* [Goal of the exercise]: Write out every entry precisely as given, leaving the pictures out.
══ Task input
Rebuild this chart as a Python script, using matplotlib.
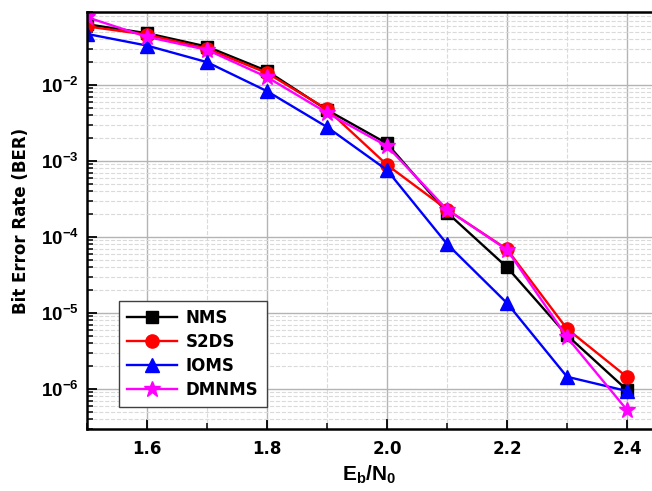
import matplotlib
matplotlib.use("Agg")
import matplotlib.pyplot as plt
from matplotlib.ticker import FuncFormatter, MultipleLocator
import numpy as np

# Eb/N0 points and BER per decoder
ebn0 = [1.5, 1.6, 1.7, 1.8, 1.9, 2.0, 2.1, 2.2, 2.3, 2.4]
ber_nms = [6.3e-2, 4.8e-2, 3.2e-2, 1.53e-2, 4.7e-3, 1.7e-3, 2.1e-4, 4.0e-5, 5.1e-6, 9.7e-7]
ber_s2ds = [5.9e-2, 4.6e-2, 3.0e-2, 1.44e-2, 4.8e-3, 8.9e-4, 2.3e-4, 6.9e-5, 6.2e-6, 1.44e-6]
ber_ioms = [4.7e-2, 3.3e-2, 2.0e-2, 8.3e-3, 2.8e-3, 7.6e-4, 8.1e-5, 1.35e-5, 1.45e-6, 9.4e-7]
ber_dmnms = [7.8e-2, 4.3e-2, 2.9e-2, 1.27e-2, 4.3e-3, 1.57e-3, 2.3e-4, 6.8e-5, 4.8e-6, 5.3e-7]

plt.rcParams['font.family'] = ['DejaVu Sans']
plt.rcParams['font.weight'] = 'bold'
plt.rcParams['mathtext.fontset'] = 'custom'
plt.rcParams['mathtext.rm'] = 'Liberation Sans:bold'
plt.rcParams['mathtext.bf'] = 'Liberation Sans:bold'
plt.rcParams['mathtext.it'] = 'Liberation Sans:bold'

fig = plt.figure(figsize=(6.52, 4.91), dpi=100)
ax = fig.add_axes([87 / 652, 1 - 429 / 491, 565 / 652, 417 / 491])

ax.plot(ebn0, ber_nms, color='black', marker='s', markersize=8.5, lw=1.7, label='NMS')
ax.plot(ebn0, ber_s2ds, color='red', marker='o', markersize=9.5, lw=1.7, label='S2DS')
ax.plot(ebn0, ber_ioms, color='blue', marker='^', markersize=9.5, lw=1.7, label='IOMS')
ax.plot(ebn0, ber_dmnms, color='magenta', marker='*', markersize=12, lw=1.7, label='DMNMS')

ax.set_yscale('log')
ax.set_xlim(1.5, 2.4417)
ax.set_ylim(10 ** (-6 - 40 / 76), 10 ** (-2 + 73 / 76))
ax.xaxis.set_major_locator(MultipleLocator(0.2))
ax.xaxis.set_minor_locator(MultipleLocator(0.1))
ax.xaxis.set_major_formatter(FuncFormatter(lambda v, p: f"{v:.1f}"))
ax.yaxis.set_major_formatter(FuncFormatter(lambda v, p: r'$\mathbf{10^{%d}}$' % round(np.log10(v))))

ax.grid(True, which='major', color='#b4b4b4', lw=1.0, ls='-')
ax.grid(True, which='minor', color='#dadada', lw=0.8, ls='--')
ax.set_axisbelow(True)

ax.tick_params(which='major', direction='in', length=7, width=1.3, pad=8)
ax.tick_params(axis='x', which='major', labelsize=12)
ax.tick_params(axis='y', which='major', labelsize=13.5, pad=6)
ax.tick_params(which='minor', direction='in', length=4, width=1.1)
for s in ['left', 'bottom', 'top']:
    ax.spines[s].set_linewidth(1.8)
ax.spines['right'].set_visible(False)

ax.set_xlabel(r'$\mathbf{E_b/N_0}$', fontsize=15, labelpad=4)
ax.set_ylabel('Bit Error Rate (BER)', fontsize=12, fontweight='bold', labelpad=8)

leg = ax.legend(loc='lower left', bbox_to_anchor=(0.0566, 0.0528), borderaxespad=0,
                fontsize=12, handlelength=3, fancybox=False, framealpha=1,
                edgecolor='#404040', borderpad=0.5, labelspacing=0.35, handletextpad=0.5)
leg.get_frame().set_linewidth(1.0)

fig.savefig("out.png", dpi=100)
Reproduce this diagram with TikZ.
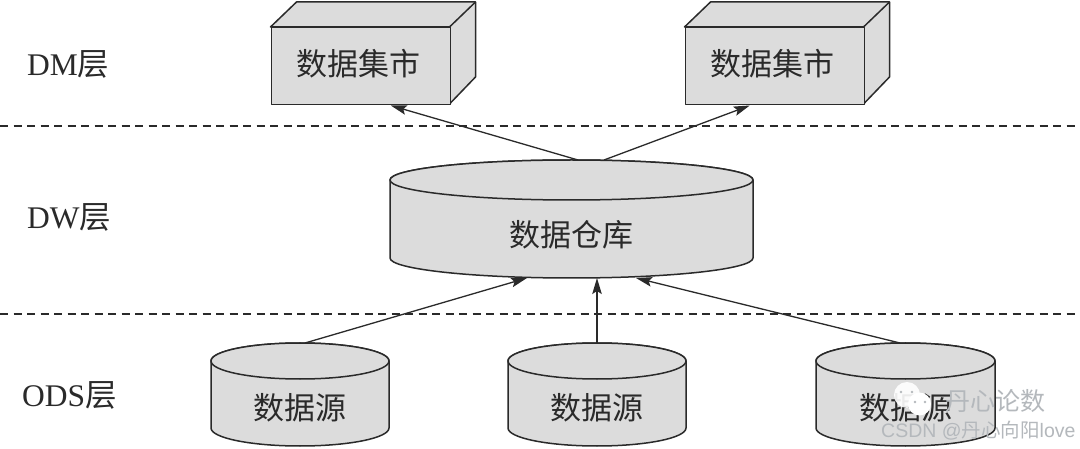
════
* [Output of the exercise]:
Rebuild this chart as a Python script, using matplotlib.
import matplotlib
matplotlib.use("Agg")
import matplotlib.pyplot as plt
from matplotlib.ticker import FuncFormatter, MultipleLocator
import numpy as np

# Eb/N0 points and BER per decoder
ebn0 = [1.5, 1.6, 1.7, 1.8, 1.9, 2.0, 2.1, 2.2, 2.3, 2.4]
ber_nms = [6.3e-2, 4.8e-2, 3.2e-2, 1.53e-2, 4.7e-3, 1.7e-3, 2.1e-4, 4.0e-5, 5.1e-6, 9.7e-7]
ber_s2ds = [5.9e-2, 4.6e-2, 3.0e-2, 1.44e-2, 4.8e-3, 8.9e-4, 2.3e-4, 6.9e-5, 6.2e-6, 1.44e-6]
ber_ioms = [4.7e-2, 3.3e-2, 2.0e-2, 8.3e-3, 2.8e-3, 7.6e-4, 8.1e-5, 1.35e-5, 1.45e-6, 9.4e-7]
ber_dmnms = [7.8e-2, 4.3e-2, 2.9e-2, 1.27e-2, 4.3e-3, 1.57e-3, 2.3e-4, 6.8e-5, 4.8e-6, 5.3e-7]

plt.rcParams['font.family'] = ['DejaVu Sans']
plt.rcParams['font.weight'] = 'bold'
plt.rcParams['mathtext.fontset'] = 'custom'
plt.rcParams['mathtext.rm'] = 'Liberation Sans:bold'
plt.rcParams['mathtext.bf'] = 'Liberation Sans:bold'
plt.rcParams['mathtext.it'] = 'Liberation Sans:bold'

fig = plt.figure(figsize=(6.52, 4.91), dpi=100)
ax = fig.add_axes([87 / 652, 1 - 429 / 491, 565 / 652, 417 / 491])

ax.plot(ebn0, ber_nms, color='black', marker='s', markersize=8.5, lw=1.7, label='NMS')
ax.plot(ebn0, ber_s2ds, color='red', marker='o', markersize=9.5, lw=1.7, label='S2DS')
ax.plot(ebn0, ber_ioms, color='blue', marker='^', markersize=9.5, lw=1.7, label='IOMS')
ax.plot(ebn0, ber_dmnms, color='magenta', marker='*', markersize=12, lw=1.7, label='DMNMS')

ax.set_yscale('log')
ax.set_xlim(1.5, 2.4417)
ax.set_ylim(10 ** (-6 - 40 / 76), 10 ** (-2 + 73 / 76))
ax.xaxis.set_major_locator(MultipleLocator(0.2))
ax.xaxis.set_minor_locator(MultipleLocator(0.1))
ax.xaxis.set_major_formatter(FuncFormatter(lambda v, p: f"{v:.1f}"))
ax.yaxis.set_major_formatter(FuncFormatter(lambda v, p: r'$\mathbf{10^{%d}}$' % round(np.log10(v))))

ax.grid(True, which='major', color='#b4b4b4', lw=1.0, ls='-')
ax.grid(True, which='minor', color='#dadada', lw=0.8, ls='--')
ax.set_axisbelow(True)

ax.tick_params(which='major', direction='in', length=7, width=1.3, pad=8)
ax.tick_params(axis='x', which='major', labelsize=12)
ax.tick_params(axis='y', which='major', labelsize=13.5, pad=6)
ax.tick_params(which='minor', direction='in', length=4, width=1.1)
for s in ['left', 'bottom', 'top']:
    ax.spines[s].set_linewidth(1.8)
ax.spines['right'].set_visible(False)

ax.set_xlabel(r'$\mathbf{E_b/N_0}$', fontsize=15, labelpad=4)
ax.set_ylabel('Bit Error Rate (BER)', fontsize=12, fontweight='bold', labelpad=8)

leg = ax.legend(loc='lower left', bbox_to_anchor=(0.0566, 0.0528), borderaxespad=0,
                fontsize=12, handlelength=3, fancybox=False, framealpha=1,
                edgecolor='#404040', borderpad=0.5, labelspacing=0.35, handletextpad=0.5)
leg.get_frame().set_linewidth(1.0)

fig.savefig("out.png", dpi=100)
Reproduce this diagram with TikZ.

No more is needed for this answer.